• [YOUR GOAL] Within the data below, state how many lines contain the string "chart". Provide the number only.

• [GIVEN MATERIAL]
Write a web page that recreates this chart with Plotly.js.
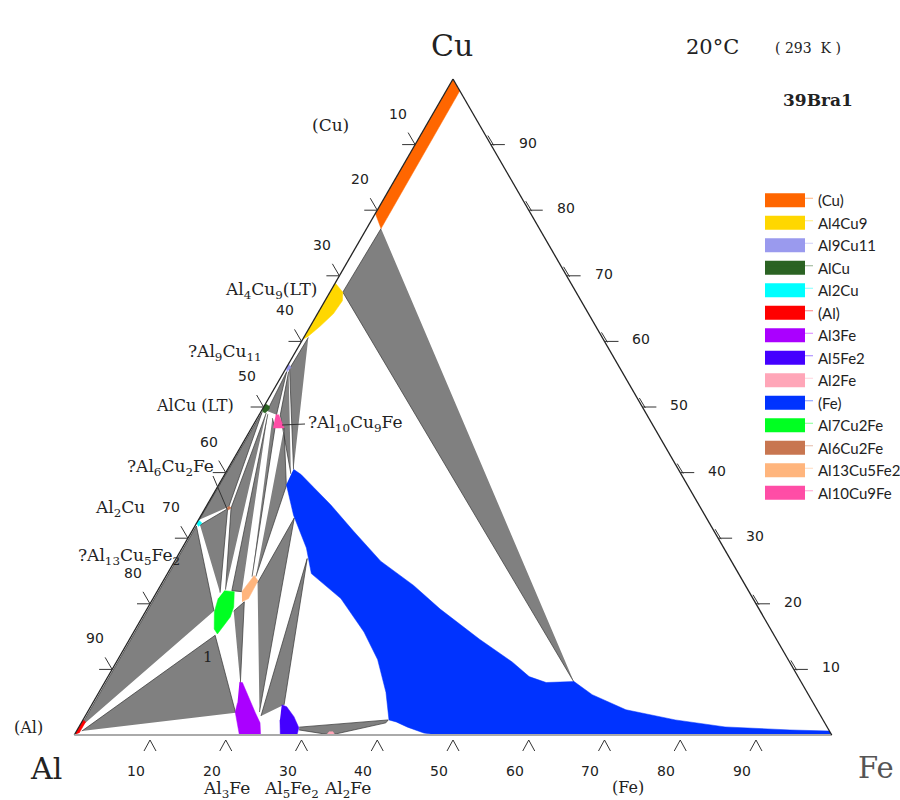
<!DOCTYPE html>
<html><head><meta charset="utf-8">
<script src="https://cdn.plot.ly/plotly-3.0.1.min.js"></script>
<style>body{margin:0;background:#fff}#chart{width:900px;height:800px}</style>
</head><body><div id="chart"></div>
<script>
// ---- DATA: compositions in at.% (Cu, Fe); Al is the balance ----
const phaseNames  = ['(Cu)','Al4Cu9','Al9Cu11','AlCu','Al2Cu','(Al)','Al3Fe','Al5Fe2','Al2Fe','(Fe)','Al7Cu2Fe','Al6Cu2Fe','Al13Cu5Fe2','Al10Cu9Fe'];
const phaseColors = ['#FF6600','#FFD700','#9A9AEE','#2B6323','#00FFFF','#FF0000','#AA00FF','#4400FF','#FFA6B8','#0033FF','#00FF22','#C87650','#FFB57D','#FF4DA6'];

const cuSS_Cu = [100, 98.2, 77.2, 79.5];
const cuSS_Fe = [0, 1.8, 1.9, 0];
const al4cu9_Cu = [68.9, 67.5, 66.2, 64.2, 62.3, 60.8, 60.3];
const al4cu9_Fe = [0, 1.7, 2.3, 2.1, 1.3, 0.5, 0];
const al9cu11_Cu = [56.6, 56.0, 55.4, 56.0];
const al9cu11_Fe = [0, 0.6, 0.4, 0];
const alcu_Cu = [50.5, 50.1, 49.7, 49.1, 49.3, 49.7];
const alcu_Fe = [0, 0.7, 0.9, 0.65, 0.2, 0];
const al2cu_Cu = [32.8, 32.3, 31.8, 32.3];
const al2cu_Fe = [0, 0.7, 0.5, 0];
const alSS_Cu = [0, 2.3, 2.0, 0.3];
const alSS_Fe = [0, 0, 0.5, 0.5];
const al3fe_Cu = [8.0, 8.0, 3.4, 1.85, 0, 0, 3.5, 4.9];
const al3fe_Fe = [17.8, 18.2, 22.2, 23.6, 24.6, 21.8, 19.5, 19.1];
const al5fe2_Cu = [4.6, 4.3, 2.8, 1.1, 0, 0, 2.3];
const al5fe2_Fe = [25.1, 25.9, 27.6, 29.1, 29.4, 27.2, 26.0];
const al2fe_Cu = [0, 0.5, 0.5, 0];
const al2fe_Fe = [33.3, 33.4, 33.9, 34.4];
const feSS_Cu = [40.5, 39.7, 37.7, 35.1, 31.1, 26.5, 22.8, 19.2, 14.6, 11.1, 8.9, 8.0, 8.15, 6.15, 3.85, 2.3, 1.23, 0.77, 0.6, 0, 0, 0.3, 1.2, 2.0, 2.3, 6.5, 11.5, 15.7, 20.8, 24.6, 28.5, 33.5, 38.2];
const feSS_Fe = [8.7, 10.1, 12.8, 16.3, 21.3, 27.2, 33.4, 38.7, 46.2, 52.3, 55.6, 58.3, 61.9, 65.3, 70.9, 78.2, 85.3, 94.1, 99.4, 100, 48.0, 46.0, 43.4, 41.5, 40.4, 37.9, 34.3, 30.4, 24.8, 19.0, 16.4, 12.2, 8.9];
const al7cu2fe_Cu = [22.0, 21.85, 19.5, 18.0, 15.4, 16.15, 18.8, 20.8];
const al7cu2fe_Fe = [8.8, 10.2, 11.3, 11.6, 11.2, 10.4, 9.1, 8.6];
const al6cu2fe_Cu = [34.9, 34.6, 34.3, 34.6];
const al6cu2fe_Fe = [3.0, 3.4, 3.2, 2.8];
const al13cu5fe2_Cu = [21.85, 24.3, 23.5, 20.8, 20.3];
const al13cu5fe2_Fe = [11.2, 11.6, 12.5, 12.6, 12.0];
const al10cu9fe_Cu = [48.8, 48.8, 46.8, 46.8];
const al10cu9fe_Fe = [2.2, 2.6, 4.3, 2.85];

// three-phase tie triangles (grey), separated by null
const threePhase_Cu = [77.2, 67.5, 8.0, null, 60.6, 55.85, 40.5, null, 55.4, 48.8, 39.8, null,
  49.4, 55.4, 48.8, null, 46.8, 38.0, 24.15, null, 23.2, 33.1, 3.5, null, 2.9, 26.9, 4.6, null,
  32.8, 49.2, 34.8, null, 49.1, 34.6, 22.15, null, 48.9, 22.0, 21.85, null, 48.3, 46.8, 24.15, null,
  32.0, 34.5, 21.7, null, 1.2, 31.85, 18.9, null, 0.6, 15.2, 3.4, null, 18.9, 20.3, 7.85, null,
  1.2, 2.3, 1.85, 0, 0.77];
const threePhase_Fe = [1.9, 1.7, 62.0, null, 0.6, 0.5, 8.7, null, 0.6, 2.8, 8.7, null,
  0.76, 0.35, 2.3, null, 4.3, 9.0, 11.9, null, 12.6, 12.5, 22.7, null, 23.2, 17.3, 25.4, null,
  0.1, 0.2, 3.0, null, 0.8, 3.4, 8.9, null, 1.1, 9.8, 11.2, null, 2.0, 3.1, 11.4, null,
  0.6, 3.0, 8.4, null, 0.2, 0.2, 9.0, null, 0.7, 11.0, 19.6, null, 11.6, 12.3, 18.0, null,
  29.1, 40.3, 40.2, 33.9, 29.3];

const tickValues = [10, 20, 30, 40, 50, 60, 70, 80, 90];

// ---- build ----
const phaseCu = [cuSS_Cu, al4cu9_Cu, al9cu11_Cu, alcu_Cu, al2cu_Cu, alSS_Cu, al3fe_Cu, al5fe2_Cu, al2fe_Cu, feSS_Cu, al7cu2fe_Cu, al6cu2fe_Cu, al13cu5fe2_Cu, al10cu9fe_Cu];
const phaseFe = [cuSS_Fe, al4cu9_Fe, al9cu11_Fe, alcu_Fe, al2cu_Fe, alSS_Fe, al3fe_Fe, al5fe2_Fe, al2fe_Fe, feSS_Fe, al7cu2fe_Fe, al6cu2fe_Fe, al13cu5fe2_Fe, al10cu9fe_Fe];
const balance = (cu, fe) => cu.map((v, i) => (v === null ? null : 100 - v - fe[i]));

const traces = [{
  type: 'scatterternary', mode: 'lines', name: 'three-phase', showlegend: false,
  a: threePhase_Cu, b: balance(threePhase_Cu, threePhase_Fe), c: threePhase_Fe,
  fill: 'toself', fillcolor: '#808080', line: {color: '#333333', width: 0.7}, connectgaps: false,
  hoverinfo: 'skip'
}];
phaseNames.forEach((n, i) => {
  traces.push({
    type: 'scatterternary', mode: 'lines', name: n,
    a: phaseCu[i], b: balance(phaseCu[i], phaseFe[i]), c: phaseFe[i],
    fill: 'toself', fillcolor: phaseColors[i], line: {color: phaseColors[i], width: 0.5},
    hoverinfo: 'name'
  });
});

const W = 900, H = 800, M = {l: 74, r: 68, t: 79, b: 65, autoexpand: false};
const PW = W - M.l - M.r, PH = H - M.t - M.b;
const triW = PH * 2 / Math.sqrt(3);
const x0 = M.l + PW / 2 - triW / 2, yBase = M.t + PH;
function pix(cu, fe) { return [x0 + triW * fe / 100 + triW / 2 * cu / 100, yBase - PH * cu / 100]; }
function px(x) { return (x - M.l) / PW; }
function py(y) { return (H - M.b - y) / PH; }

const annotations = [];
function label(x, y, text, size, opts) {
  annotations.push(Object.assign({xref: 'paper', yref: 'paper', x: px(x), y: py(y), text: text, showarrow: false,
    xanchor: 'center', yanchor: 'middle', font: {family: 'DejaVu Serif, serif', size: size, color: '#222'}}, opts || {}));
}
const shapes = [];
function seg(xa, ya, xb, yb, color, width) {
  shapes.push({type: 'line', xref: 'paper', yref: 'paper', x0: px(xa), y0: py(ya), x1: px(xb), y1: py(yb),
    line: {color: color || '#333', width: width || 1}});
}
const tickFont = {family: 'DejaVu Sans, sans-serif', size: 14, color: '#222'};
tickValues.forEach(v => {
  // left edge: Al at.%
  let p = pix(100 - v, 0);
  label(p[0] - 17, p[1] - 31, String(v), 14, {font: tickFont});
  seg(p[0], p[1], p[0] - 13, p[1]); seg(p[0], p[1], p[0] - 7, p[1] - 12);
  // bottom edge: Fe at.%
  p = pix(0, v);
  label(p[0] - 14, p[1] + 36, String(v), 14, {font: tickFont});
  seg(p[0], p[1] + 5, p[0] - 6, p[1] + 16); seg(p[0], p[1] + 5, p[0] + 6, p[1] + 16);
  // right edge: Cu at.%
  p = pix(v, 100 - v);
  label(p[0] + 37, p[1] - 2, String(v), 14, {font: tickFont});
  seg(p[0], p[1], p[0] + 14, p[1]); seg(p[0] - 3, p[1] - 9, p[0] + 3, p[1] + 1);
});
label(452, 45, 'Cu', 30);
label(46, 768, 'Al', 30);
label(876, 768, 'Fe', 29, {font: {family: 'DejaVu Serif, serif', size: 29, color: '#555'}});
label(712, 47, '20°C', 21);
label(808, 48, '( 293  K )', 14);
label(818, 100, '<b>39Bra1</b>', 17);
label(330, 125, '(Cu)', 17);
label(319, 290, 'Al<sub>4</sub>Cu<sub>9</sub>(LT)', 17, {xanchor: 'right'});
label(264, 352, '?Al<sub>9</sub>Cu<sub>11</sub>', 17, {xanchor: 'right'});
label(236, 405, 'AlCu (LT)', 16, {xanchor: 'right'});
label(306, 423, '?Al<sub>10</sub>Cu<sub>9</sub>Fe', 17, {xanchor: 'left'});
label(216, 467, '?Al<sub>6</sub>Cu<sub>2</sub>Fe', 17, {xanchor: 'right'});
label(147, 508, 'Al<sub>2</sub>Cu', 17, {xanchor: 'right'});
label(76, 556, '?Al<sub>13</sub>Cu<sub>5</sub>Fe<sub>2</sub>', 17, {xanchor: 'left'});
label(28, 727, '(Al)', 16);
label(208, 657, '1', 15);
label(226, 790, 'Al<sub>3</sub>Fe', 17);
label(291, 790, 'Al<sub>5</sub>Fe<sub>2</sub>', 17);
label(347, 790, 'Al<sub>2</sub>Fe', 17);
label(628, 787, '(Fe)', 16);

seg(282, 425, 305, 424);
seg(213, 476, 227, 509);

const axisBase = {min: 0, tickmode: 'array', tickvals: tickValues, ticks: '', showticklabels: false,
  showgrid: false, linewidth: 1.3, title: {text: ''}};
const layout = {
  width: W, height: H, margin: M, paper_bgcolor: '#fff', showlegend: true,
  ternary: {
    sum: 100, bgcolor: '#fff',
    aaxis: Object.assign({}, axisBase, {linecolor: '#222'}),
    baxis: Object.assign({}, axisBase, {linecolor: '#aaa', linewidth: 2}),
    caxis: Object.assign({}, axisBase, {linecolor: '#222'})
  },
  legend: {x: px(760), y: py(184), xanchor: 'left', yanchor: 'top', bgcolor: 'rgba(0,0,0,0)',
    font: {family: 'Lato, sans-serif', size: 15, color: '#222'}, itemwidth: 48, traceorder: 'normal'},
  annotations: annotations, shapes: shapes
};
Plotly.newPlot('chart', traces, layout, {displayModeBar: false}).then(gd => {
  gd.querySelectorAll('.legendfill path').forEach(p => p.setAttribute('d', 'M5,-7h40v14h-40z'));
});
</script></body></html>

• [TASK ANSWER] 4